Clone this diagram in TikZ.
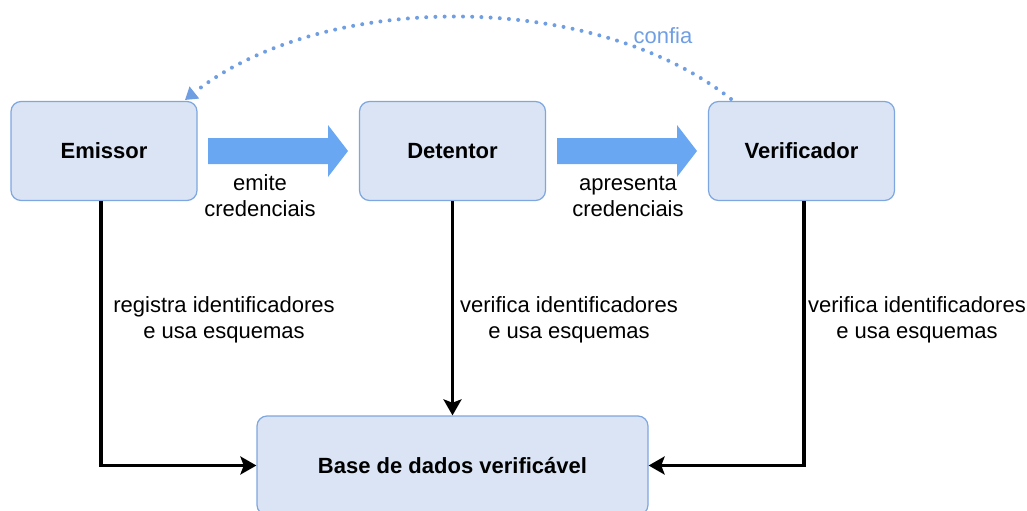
\documentclass[tikz,border=0pt]{standalone}
\usepackage{fontspec}
\setmainfont{Liberation Sans}
\usetikzlibrary{arrows.meta,calc}
\definecolor{boxfill}{HTML}{DAE4F4}
\definecolor{boxline}{HTML}{7EA6E0}
\definecolor{bigarrow}{HTML}{6AA7F2}
\definecolor{trustblue}{HTML}{6F9FE2}
\tikzset{
  party/.style={draw=boxline, fill=boxfill, line width=0.9pt, rounded corners=7.5pt,
    minimum width=139.5pt, minimum height=74.25pt, inner sep=0pt,
    font=\fontsize{16.5}{19.5}\selectfont\bfseries},
  lbl/.style={align=center, inner sep=0pt, font=\fontsize{16.5}{19.5}\selectfont},
  flow/.style={line width=2.4pt, -{Stealth[length=12pt,width=13.5pt,inset=2.5pt]}},
  blockarrow/.style={fill=bigarrow, draw=none},
  trust/.style={draw=trustblue, line width=3pt, line cap=round, dash pattern=on 0pt off 6.9pt,
    -{Triangle[length=9pt,width=11pt]}}
}
\begin{document}
\begin{tikzpicture}[x=0.75pt,y=-0.75pt]
\useasboundingbox (0,0) rectangle (1027,510);
\clip (0,0) rectangle (1027,510);
\node[party] (E) at (104,151) {Emissor};
\node[party] (D) at (452.5,151) {Detentor};
\node[party] (V) at (801.5,151) {Verificador};
\node[party, minimum width=293.25pt] (B) at (452.5,465.5) {Base de dados verificável};
% block arrows
\fill[blockarrow] (208,138) -- (328,138) -- (328,125) -- (348,151) -- (328,177) -- (328,164) -- (208,164) -- cycle;
\fill[blockarrow] (557,138) -- (677,138) -- (677,125) -- (697,151) -- (677,177) -- (677,164) -- (557,164) -- cycle;
\node[lbl] (l1) at (260,196) {emite\\credenciais};
\node[lbl] (l2) at (628,196) {apresenta\\credenciais};
% flows to database
\coordinate (es) at ($(E.south)+(-3,0)$);
\coordinate (vs) at ($(V.south)+(2.5,0)$);
\draw[flow] (es) |- (B.west);
\draw[flow] (D.south) -- (B.north);
\draw[flow] (vs) |- (B.east);
\node[lbl] (l3) at (224,320) {registra identificadores\\e usa esquemas};
\node[lbl] (l4) at (569,320) {verifica identificadores\\e usa esquemas};
\node[lbl] (l5) at (917,320) {verifica identificadores\\e usa esquemas};
% trust arc
\coordinate (vt) at (731,99);
\coordinate (et) at (185,100);
\draw[trust] (vt) .. controls (590,-12) and (320,-8) .. (et);
\node[lbl, text=trustblue] (c) at (663,36) {confia};
\end{tikzpicture}
\end{document}
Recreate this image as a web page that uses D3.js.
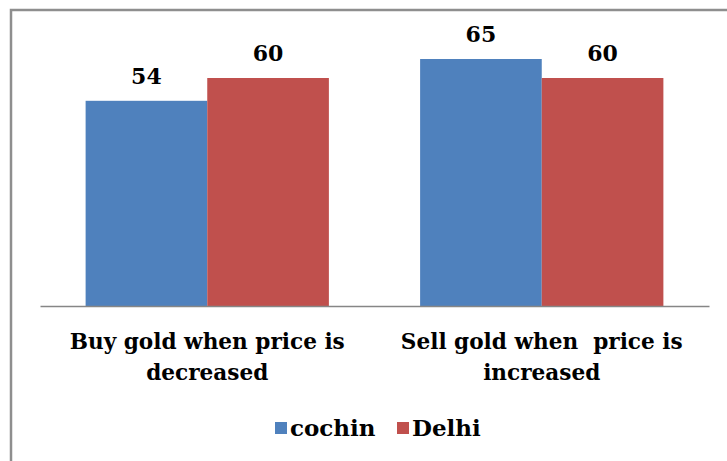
<!DOCTYPE html>
<html>
<head>
<meta charset="utf-8">
<script src="https://cdnjs.cloudflare.com/ajax/libs/d3/7.8.5/d3.min.js"></script>
<style>
  body { margin: 0; background: #fff; }
  svg { display: block; }
</style>
</head>
<body>
<div class="chart"></div>
<script>
var svgWidth = 727;
var svgHeight = 461;

// chart data
var categories = ["Buy gold when price is decreased", "Sell gold when  price is increased"];
var categoryLines = [["Buy gold when price is", "decreased"], ["Sell gold when  price is", "increased"]];
var seriesNames = ["cochin", "Delhi"];
var cochinValues = [54, 65];
var delhiValues = [60, 60];
var colors = ["#4F81BD", "#C0504D"];

var margin = { top: 40, right: 18, bottom: 155, left: 40 };
var width = svgWidth - margin.left - margin.right;
var height = svgHeight - margin.top - margin.bottom;

var serifFont = "'DejaVu Serif', 'Liberation Serif', serif";

var svg = d3.select(".chart")
  .append("svg")
  .attr("width", svgWidth)
  .attr("height", svgHeight);

// outer frame (only top and left edges visible)
svg.append("path")
  .attr("d", "M11,461 V10 H727")
  .attr("fill", "none")
  .attr("stroke", "#8e8e8e")
  .attr("stroke-width", 2.5);

var g = svg.append("g")
  .attr("transform", `translate(${margin.left}, ${margin.top})`);

var x0 = d3.scaleBand()
  .domain(categories)
  .range([0, width]);

// gap width 75% of a bar
var x1 = d3.scaleBand()
  .domain(seriesNames)
  .range([0, x0.bandwidth() * 2 / 2.75]);
var groupOffset = (x0.bandwidth() - x1.range()[1]) / 2;

var y = d3.scaleLinear()
  .domain([0, 70])
  .range([height, 0]);

var rows = categories.map((c, i) => ({
  cat: c,
  vals: [
    { name: seriesNames[0], value: cochinValues[i], color: colors[0] },
    { name: seriesNames[1], value: delhiValues[i], color: colors[1] }
  ]
}));

var groups = g.selectAll(".grp")
  .data(rows)
  .enter().append("g")
  .attr("class", "grp")
  .attr("transform", d => `translate(${x0(d.cat) + groupOffset}, 0)`);

groups.selectAll("rect")
  .data(d => d.vals)
  .enter().append("rect")
  .attr("x", d => x1(d.name))
  .attr("y", d => y(d.value))
  .attr("width", x1.bandwidth())
  .attr("height", d => height - y(d.value))
  .attr("fill", d => d.color);

groups.selectAll(".val")
  .data(d => d.vals)
  .enter().append("text")
  .attr("class", "val")
  .attr("x", d => x1(d.name) + x1.bandwidth() / 2)
  .attr("y", d => y(d.value) - 17)
  .attr("text-anchor", "middle")
  .style("font-family", serifFont)
  .style("font-weight", "bold")
  .style("font-size", "22px")
  .attr("fill", "#000")
  .text(d => d.value);

// x axis
var xAxis = g.append("g")
  .attr("transform", `translate(0, ${height})`)
  .call(d3.axisBottom(x0).tickSize(0).tickFormat(""));
xAxis.select(".domain")
  .attr("stroke", "#868686")
  .attr("stroke-width", 1.5);

// category labels on two lines
categories.forEach(function(c, i) {
  var t = g.append("text")
    .attr("x", x0(c) + x0.bandwidth() / 2)
    .attr("y", height + 43)
    .attr("text-anchor", "middle")
    .style("font-family", serifFont)
    .style("font-weight", "bold")
    .style("font-size", "21.6px")
    .attr("fill", "#000");
  categoryLines[i].forEach(function(line, j) {
    t.append("tspan")
      .attr("x", x0(c) + x0.bandwidth() / 2)
      .attr("dy", j === 0 ? 0 : 31)
      .style("white-space", "pre")
      .text(line);
  });
});

// legend
var legend = svg.append("g")
  .attr("transform", "translate(275, 428)");
var legendX = [0, 122];
seriesNames.forEach(function(name, i) {
  legend.append("rect")
    .attr("x", legendX[i])
    .attr("y", -6)
    .attr("width", 12)
    .attr("height", 12)
    .attr("fill", colors[i]);
  legend.append("text")
    .attr("x", legendX[i] + 15)
    .attr("y", 8)
    .style("font-family", serifFont)
    .style("font-weight", "bold")
    .style("font-size", "23px")
    .attr("fill", "#000")
    .text(name);
});
</script>
</body>
</html>
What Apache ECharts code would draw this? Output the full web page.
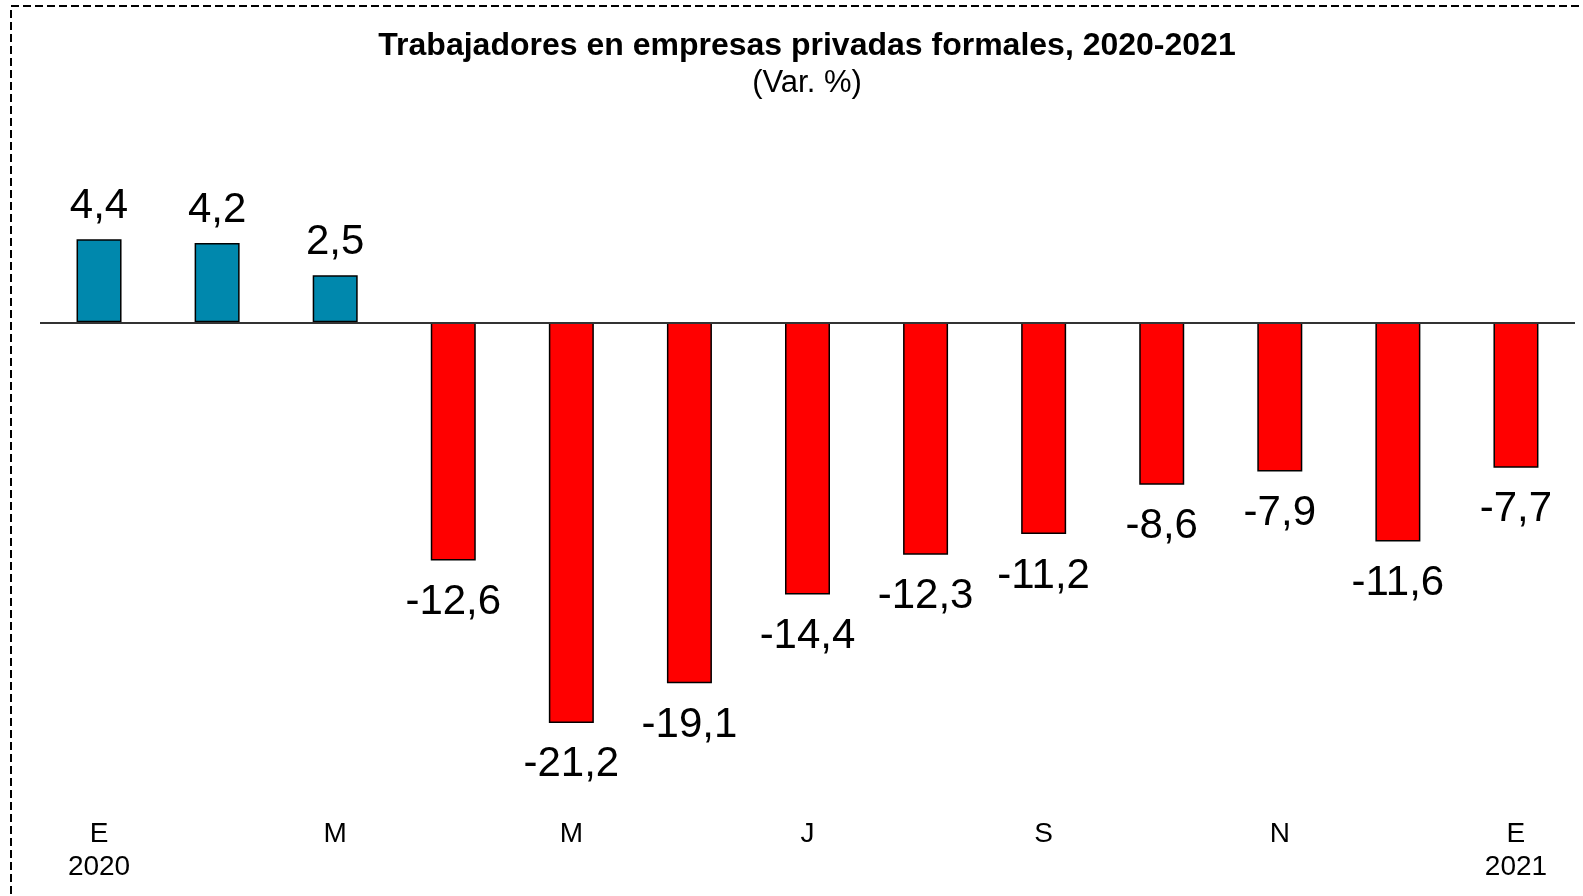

Exercise brief ->
Transcribe the full listing character for character. Pictures are excluded.

Written solution ->
Clone this diagram in TikZ.
\documentclass[tikz,border=0pt]{standalone}
\usepackage{fontspec}
\setmainfont{Liberation Sans}
\usetikzlibrary{arrows.meta,calc}
\definecolor{boxfill}{HTML}{DAE4F4}
\definecolor{boxline}{HTML}{7EA6E0}
\definecolor{bigarrow}{HTML}{6AA7F2}
\definecolor{trustblue}{HTML}{6F9FE2}
\tikzset{
  party/.style={draw=boxline, fill=boxfill, line width=0.9pt, rounded corners=7.5pt,
    minimum width=139.5pt, minimum height=74.25pt, inner sep=0pt,
    font=\fontsize{16.5}{19.5}\selectfont\bfseries},
  lbl/.style={align=center, inner sep=0pt, font=\fontsize{16.5}{19.5}\selectfont},
  flow/.style={line width=2.4pt, -{Stealth[length=12pt,width=13.5pt,inset=2.5pt]}},
  blockarrow/.style={fill=bigarrow, draw=none},
  trust/.style={draw=trustblue, line width=3pt, line cap=round, dash pattern=on 0pt off 6.9pt,
    -{Triangle[length=9pt,width=11pt]}}
}
\begin{document}
\begin{tikzpicture}[x=0.75pt,y=-0.75pt]
\useasboundingbox (0,0) rectangle (1027,510);
\clip (0,0) rectangle (1027,510);
\node[party] (E) at (104,151) {Emissor};
\node[party] (D) at (452.5,151) {Detentor};
\node[party] (V) at (801.5,151) {Verificador};
\node[party, minimum width=293.25pt] (B) at (452.5,465.5) {Base de dados verificável};
% block arrows
\fill[blockarrow] (208,138) -- (328,138) -- (328,125) -- (348,151) -- (328,177) -- (328,164) -- (208,164) -- cycle;
\fill[blockarrow] (557,138) -- (677,138) -- (677,125) -- (697,151) -- (677,177) -- (677,164) -- (557,164) -- cycle;
\node[lbl] (l1) at (260,196) {emite\\credenciais};
\node[lbl] (l2) at (628,196) {apresenta\\credenciais};
% flows to database
\coordinate (es) at ($(E.south)+(-3,0)$);
\coordinate (vs) at ($(V.south)+(2.5,0)$);
\draw[flow] (es) |- (B.west);
\draw[flow] (D.south) -- (B.north);
\draw[flow] (vs) |- (B.east);
\node[lbl] (l3) at (224,320) {registra identificadores\\e usa esquemas};
\node[lbl] (l4) at (569,320) {verifica identificadores\\e usa esquemas};
\node[lbl] (l5) at (917,320) {verifica identificadores\\e usa esquemas};
% trust arc
\coordinate (vt) at (731,99);
\coordinate (et) at (185,100);
\draw[trust] (vt) .. controls (590,-12) and (320,-8) .. (et);
\node[lbl, text=trustblue] (c) at (663,36) {confia};
\end{tikzpicture}
\end{document}
Recreate this image as a web page that uses D3.js.
<!DOCTYPE html>
<html>
<head>
<meta charset="utf-8">
<script src="https://cdnjs.cloudflare.com/ajax/libs/d3/7.8.5/d3.min.js"></script>
<style>
  body { margin: 0; background: #fff; }
  svg { display: block; }
</style>
</head>
<body>
<div class="chart"></div>
<script>
var svgWidth = 727;
var svgHeight = 461;

// chart data
var categories = ["Buy gold when price is decreased", "Sell gold when  price is increased"];
var categoryLines = [["Buy gold when price is", "decreased"], ["Sell gold when  price is", "increased"]];
var seriesNames = ["cochin", "Delhi"];
var cochinValues = [54, 65];
var delhiValues = [60, 60];
var colors = ["#4F81BD", "#C0504D"];

var margin = { top: 40, right: 18, bottom: 155, left: 40 };
var width = svgWidth - margin.left - margin.right;
var height = svgHeight - margin.top - margin.bottom;

var serifFont = "'DejaVu Serif', 'Liberation Serif', serif";

var svg = d3.select(".chart")
  .append("svg")
  .attr("width", svgWidth)
  .attr("height", svgHeight);

// outer frame (only top and left edges visible)
svg.append("path")
  .attr("d", "M11,461 V10 H727")
  .attr("fill", "none")
  .attr("stroke", "#8e8e8e")
  .attr("stroke-width", 2.5);

var g = svg.append("g")
  .attr("transform", `translate(${margin.left}, ${margin.top})`);

var x0 = d3.scaleBand()
  .domain(categories)
  .range([0, width]);

// gap width 75% of a bar
var x1 = d3.scaleBand()
  .domain(seriesNames)
  .range([0, x0.bandwidth() * 2 / 2.75]);
var groupOffset = (x0.bandwidth() - x1.range()[1]) / 2;

var y = d3.scaleLinear()
  .domain([0, 70])
  .range([height, 0]);

var rows = categories.map((c, i) => ({
  cat: c,
  vals: [
    { name: seriesNames[0], value: cochinValues[i], color: colors[0] },
    { name: seriesNames[1], value: delhiValues[i], color: colors[1] }
  ]
}));

var groups = g.selectAll(".grp")
  .data(rows)
  .enter().append("g")
  .attr("class", "grp")
  .attr("transform", d => `translate(${x0(d.cat) + groupOffset}, 0)`);

groups.selectAll("rect")
  .data(d => d.vals)
  .enter().append("rect")
  .attr("x", d => x1(d.name))
  .attr("y", d => y(d.value))
  .attr("width", x1.bandwidth())
  .attr("height", d => height - y(d.value))
  .attr("fill", d => d.color);

groups.selectAll(".val")
  .data(d => d.vals)
  .enter().append("text")
  .attr("class", "val")
  .attr("x", d => x1(d.name) + x1.bandwidth() / 2)
  .attr("y", d => y(d.value) - 17)
  .attr("text-anchor", "middle")
  .style("font-family", serifFont)
  .style("font-weight", "bold")
  .style("font-size", "22px")
  .attr("fill", "#000")
  .text(d => d.value);

// x axis
var xAxis = g.append("g")
  .attr("transform", `translate(0, ${height})`)
  .call(d3.axisBottom(x0).tickSize(0).tickFormat(""));
xAxis.select(".domain")
  .attr("stroke", "#868686")
  .attr("stroke-width", 1.5);

// category labels on two lines
categories.forEach(function(c, i) {
  var t = g.append("text")
    .attr("x", x0(c) + x0.bandwidth() / 2)
    .attr("y", height + 43)
    .attr("text-anchor", "middle")
    .style("font-family", serifFont)
    .style("font-weight", "bold")
    .style("font-size", "21.6px")
    .attr("fill", "#000");
  categoryLines[i].forEach(function(line, j) {
    t.append("tspan")
      .attr("x", x0(c) + x0.bandwidth() / 2)
      .attr("dy", j === 0 ? 0 : 31)
      .style("white-space", "pre")
      .text(line);
  });
});

// legend
var legend = svg.append("g")
  .attr("transform", "translate(275, 428)");
var legendX = [0, 122];
seriesNames.forEach(function(name, i) {
  legend.append("rect")
    .attr("x", legendX[i])
    .attr("y", -6)
    .attr("width", 12)
    .attr("height", 12)
    .attr("fill", colors[i]);
  legend.append("text")
    .attr("x", legendX[i] + 15)
    .attr("y", 8)
    .style("font-family", serifFont)
    .style("font-weight", "bold")
    .style("font-size", "23px")
    .attr("fill", "#000")
    .text(name);
});
</script>
</body>
</html>
What Apache ECharts code would draw this? Output the full web page.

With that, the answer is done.